Crazy making? You bet!

These words from Robert Reich’s Blog 25 July 11

Why Washington is about to make the jobs crisis worse.
We now live in parallel universes.
One universe is the one in which most Americans live. In it, almost 15 million people are unemployed, wages are declining (adjusted for inflation), and home values are still falling. The unsurprising result is consumers aren’t buying – which is causing employers to slow down their hiring and in many cases lay off more of their workers. In this universe, we’re locked in a vicious economic cycle that’s getting worse.
The other universe is the one in which Washington politicians live. They are now engaged in a bitter partisan battle over how, and by how much, to reduce the federal budget deficit in order to buy enough votes to lift the debt ceiling.
The two universes have nothing whatever to do with one another – except for one thing. If consumers can’t and won’t buy, and employers won’t hire without customers, the spender of last resort must be government. We’ve understood this since government spending on World War II catapulted America out of the Great Depression – reversing the most vicious of vicious cycles. We’ve understood it in every economic downturn since then.
Until now.
The only way out of the vicious economic cycle is for government to adopt an expansionary fiscal policy – spending more in the short term in order to make up for the shortfall in consumer demand. This would create jobs, which will put money in peoples’ pockets, which they’d then spend, thereby persuading employers to do more hiring. The consequential job growth will also help reduce the long-term ratio of debt to GDP. It’s a win-win…
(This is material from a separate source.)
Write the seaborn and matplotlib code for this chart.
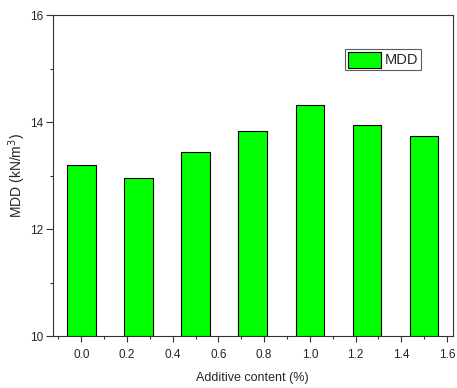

As more and more Americans lose faith that their government can do anything to bring back jobs and wages, they are becoming more susceptible to the Republican’s oft-repeated lie that the problem is government – that if we shrink government, jobs will return, wages will rise, and it will be morning in America again. And as Democrats, from the President on down, refuse to talk about jobs and wages, but instead play the deficit-reduction game, they give even more legitimacy to this lie and more momentum to this vicious political cycle. The parallel universes are about to crash, and average Americans will be all the worse for it.

“Our current problem is jobs, growth…we need an expansive fiscal policy…a huge gap between what consumers are willing to spend and what…economy plunged 8.9% – steepest decline in 60 years. Cast starved States scale back their own spending, enact a bold plan to jump start the economy. 20 million Americans need work.
Democrats can look forward to the expiration of the Bush tax cuts next year, and will have to make the case in the 2012 elections for new lawmakers who will undo the damage.”